After I had my Nokia N9 early this month, I setup my Twitter account first — after some basic phone settings, of course. Everything worked. The application is probably not the best, but it works.
Is it problem-free app? I thought so, until I got a problem: I can’t connect to Twitter using this app. I was not sure when the problem occurred for the first time. I did played with my phone (installing apps, downloading musics, adjusting settings, and including working from the command line). When an update was available, I also upgraded.
Added later: I was not sure what caused this problem. When I signed-in for the first time, everything worked without any issues. I deleted my Twitter account from the app, and tried to add it again. I forgot when I did this for sure, before or after installing the firmware update. It  was optional, but I decided to upgrade.
2011-11-13 01-49-48At first, I was not sure about the problem. Is it my phone, or the internet connection I was using. I switched to some different connections, but it didn’t solve my problem. When I tapped the “Sign In” button, it said: “Can’t connect to Twitter”.

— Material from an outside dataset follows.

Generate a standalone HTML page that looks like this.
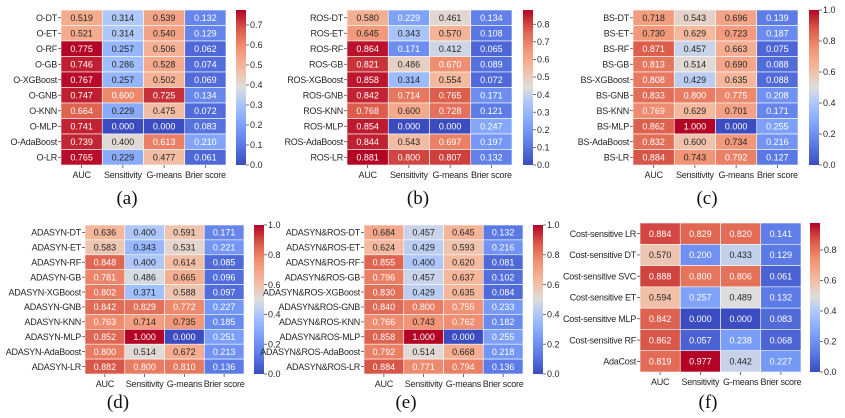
<!DOCTYPE html>
<html><head><meta charset="utf-8"><style>
html,body{margin:0;padding:0;background:#fff;width:845px;height:418px;overflow:hidden}
svg{display:block}
text{font-family:"Liberation Sans",sans-serif}
</style></head><body>
<svg id="fig" width="845" height="418" viewBox="0 0 845 418" xmlns="http://www.w3.org/2000/svg"></svg>
<script>
const metrics = ["AUC","Sensitivity","G-means","Brier score"];
const base10 = ["DT","ET","RF","GB","XGBoost","GNB","KNN","MLP","AdaBoost","LR"];
const rowsA = base10.map(m=>"O-"+m);
const valsA = [[0.519,0.314,0.539,0.132],[0.521,0.314,0.540,0.129],[0.775,0.257,0.506,0.062],[0.746,0.286,0.528,0.074],[0.767,0.257,0.502,0.069],[0.747,0.600,0.725,0.134],[0.664,0.229,0.475,0.072],[0.741,0.000,0.000,0.083],[0.739,0.400,0.613,0.210],[0.765,0.229,0.477,0.061]];
const ticksA = [0.0,0.1,0.2,0.3,0.4,0.5,0.6,0.7];
const rowsB = base10.map(m=>"ROS-"+m);
const valsB = [[0.580,0.229,0.461,0.134],[0.645,0.343,0.570,0.108],[0.864,0.171,0.412,0.065],[0.821,0.486,0.670,0.089],[0.858,0.314,0.554,0.072],[0.842,0.714,0.765,0.171],[0.768,0.600,0.728,0.121],[0.854,0.000,0.000,0.247],[0.844,0.543,0.697,0.197],[0.881,0.800,0.807,0.132]];
const ticksB = [0.0,0.1,0.2,0.3,0.4,0.5,0.6,0.7,0.8];
const rowsC = base10.map(m=>"BS-"+m);
const valsC = [[0.718,0.543,0.696,0.139],[0.730,0.629,0.723,0.187],[0.871,0.457,0.663,0.075],[0.813,0.514,0.690,0.088],[0.808,0.429,0.635,0.088],[0.833,0.800,0.775,0.208],[0.769,0.629,0.701,0.171],[0.862,1.000,0.000,0.255],[0.832,0.600,0.734,0.216],[0.884,0.743,0.792,0.127]];
const ticksC = [0.0,0.2,0.4,0.6,0.8,1.0];
const rowsD = base10.map(m=>"ADASYN-"+m);
const valsD = [[0.636,0.400,0.591,0.171],[0.583,0.343,0.531,0.221],[0.848,0.400,0.614,0.085],[0.781,0.486,0.665,0.096],[0.802,0.371,0.588,0.097],[0.842,0.829,0.772,0.227],[0.763,0.714,0.735,0.185],[0.852,1.000,0.000,0.251],[0.800,0.514,0.672,0.213],[0.882,0.800,0.810,0.136]];
const ticksD = [0.0,0.2,0.4,0.6,0.8,1.0];
const rowsE = base10.map(m=>"ADASYN&ROS-"+m);
const valsE = [[0.684,0.457,0.645,0.132],[0.624,0.429,0.593,0.216],[0.855,0.400,0.620,0.081],[0.796,0.457,0.637,0.102],[0.830,0.429,0.635,0.084],[0.840,0.800,0.755,0.233],[0.766,0.743,0.762,0.182],[0.858,1.000,0.000,0.255],[0.792,0.514,0.668,0.218],[0.884,0.771,0.794,0.136]];
const ticksE = [0.0,0.2,0.4,0.6,0.8,1.0];
const rowsF = ["Cost-sensitive LR","Cost-sensitive DT","Cost-sensitive SVC","Cost-sensitive ET","Cost-sensitive MLP","Cost-sensitive RF","AdaCost"];
const valsF = [[0.884,0.829,0.820,0.141],[0.570,0.200,0.433,0.129],[0.888,0.800,0.806,0.061],[0.594,0.257,0.489,0.132],[0.842,0.000,0.000,0.083],[0.862,0.057,0.238,0.068],[0.819,0.977,0.442,0.227]];
const ticksF = [0.0,0.2,0.4,0.6,0.8];

const layouts = [
 {id:"a",rows:rowsA,vals:valsA,ticks:ticksA,x0:61,x1:226,y0:10,y1:165,cb:236,lx:127,ly:204},
 {id:"b",rows:rowsB,vals:valsB,ticks:ticksB,x0:347,x1:512,y0:10,y1:165,cb:523,lx:418,ly:204},
 {id:"c",rows:rowsC,vals:valsC,ticks:ticksC,x0:633,x1:798,y0:10,y1:165,cb:809,lx:707,ly:204},
 {id:"d",rows:rowsD,vals:valsD,ticks:ticksD,x0:85,x1:244,y0:225,y1:374,cb:254,lx:118,ly:408},
 {id:"e",rows:rowsE,vals:valsE,ticks:ticksE,x0:364,x1:523,y0:225,y1:374,cb:533,lx:406,ly:408},
 {id:"f",rows:rowsF,vals:valsF,ticks:ticksF,x0:640,x1:801,y0:223,y1:372,cb:810,lx:708,ly:408}
];
const cmStops=[[0,[59,76,192]],[0.125,[90,120,228]],[0.25,[124,159,249]],[0.375,[162,193,255]],[0.5,[221,221,221]],[0.625,[245,186,158]],[0.75,[242,147,117]],[0.875,[219,92,74]],[1,[180,4,38]]];
function cmap(t){t=Math.max(0,Math.min(1,t));for(let i=1;i<cmStops.length;i++){if(t<=cmStops[i][0]){const a=cmStops[i-1],b=cmStops[i];const f=(t-a[0])/(b[0]-a[0]);return a[1].map((v,k)=>Math.round(v+(b[1][k]-v)*f));}}return cmStops[cmStops.length-1][1];}
function lum(c){const l=c.map(v=>{v/=255;return v<=0.03928?v/12.92:Math.pow((v+0.055)/1.055,2.4)});return 0.2126*l[0]+0.7152*l[1]+0.0722*l[2];}
const NS="http://www.w3.org/2000/svg";
const svg=document.getElementById("fig");
function mk(tag,attrs,parent){const e=document.createElementNS(NS,tag);for(const k in attrs)e.setAttribute(k,attrs[k]);(parent||svg).appendChild(e);return e;}
const defs=mk("defs",{});
const gstops=[];for(let i=0;i<=20;i++)gstops.push(i/20);
const FS="9", LS="-0.25";
layouts.forEach(L=>{
 const g=mk("g",{});
 
 
 const flat=L.vals.flat();const vmin=Math.min(...flat),vmax=Math.max(...flat);
 const nr=L.rows.length,nc=metrics.length;
 const cw=(L.x1-L.x0)/nc,ch=(L.y1-L.y0)/nr;
 const xs=j=>L.x0+j*cw, ys=i=>L.y0+i*ch;
 const norm=v=>(v-vmin)/(vmax-vmin);
 L.vals.forEach((row,i)=>row.forEach((v,j)=>{
  const c=cmap(norm(v));
  const r=mk("rect",{x:xs(j),y:ys(i),width:cw,height:ch,fill:`rgb(${c})`,stroke:"#fff","stroke-width":0.6},g);
  
  
  const t=mk("text",{x:xs(j)+cw/2,y:ys(i)+ch/2+3.2,"text-anchor":"middle","font-size":FS,fill:lum(c)>0.408?"#262626":"#ffffff"},g);
  t.textContent=v.toFixed(3);
  
  
 }));
 L.rows.forEach((name,i)=>{
  const y=ys(i)+ch/2;
  mk("line",{x1:L.x0-3,x2:L.x0,y1:y,y2:y,stroke:"#333","stroke-width":0.7},g);
  const t=mk("text",{x:L.x0-4,y:y+3.2,"text-anchor":"end","font-size":FS,"letter-spacing":LS,fill:"#262626"},g);
  t.textContent=name;
  
  
 });
 metrics.forEach((m,j)=>{
  const x=xs(j)+cw/2;
  mk("line",{x1:x,x2:x,y1:L.y1,y2:L.y1+3,stroke:"#333","stroke-width":0.7},g);
  const t=mk("text",{x:x,y:L.y1+13,"text-anchor":"middle","font-size":FS,"letter-spacing":LS,fill:"#262626"},g);
  t.textContent=m;
  
  
 });
 const gid="grad"+L.id;
 const lg=mk("linearGradient",{id:gid,x1:0,y1:1,x2:0,y2:0},defs);
 gstops.forEach(s=>mk("stop",{offset:s,"stop-color":`rgb(${cmap(s)})`},lg));
 const cb=mk("rect",{x:L.cb,y:L.y0,width:10,height:L.y1-L.y0,fill:`url(#${gid})`},g);
 
 
 L.ticks.forEach(tv=>{
  const y=L.y1-(tv-vmin)/(vmax-vmin)*(L.y1-L.y0);
  mk("line",{x1:L.cb+10,x2:L.cb+13,y1:y,y2:y,stroke:"#333","stroke-width":0.7},g);
  const t=mk("text",{x:L.cb+14,y:y+3.2,"font-size":FS,fill:"#262626"},g);
  t.textContent=tv.toFixed(1);
  
  
 });
 const cap=mk("text",{x:L.lx,y:L.ly,"text-anchor":"middle","font-size":"19",fill:"#111"},g);
 cap.style.fontFamily='"Liberation Serif",serif';
 cap.textContent="("+L.id+")";
 
 
});
</script>
</body></html>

So, I searched for a solution. And, I got one. It’s probably something too technical, but the instruction is easy to understand. According to the forum thread, here are some steps to fix the problem — I’m using Software Version: PR1.1 (20.2011.40-2_PR_005):

  • Activate “Developer mode” by going to: Settings > Security > Developer mode. It’s OFF by default. Turn it ON.
  • After having it activated, you will find a “Terminal” app button under application menu.
  • Open it and you need to execute these commands (one command per line):
    • gconftool --recursive-unset /system/http_proxy
    • gconftool --recursive-unset /system/proxy
    • gconftool --recursive-unset /system/osso

You may close your Terminal.
Those commands will wipe your active connection settings (bluetooth and internet data). But, it’s not a problem as I can add/manage connection settings easily. Problem fixed. Great.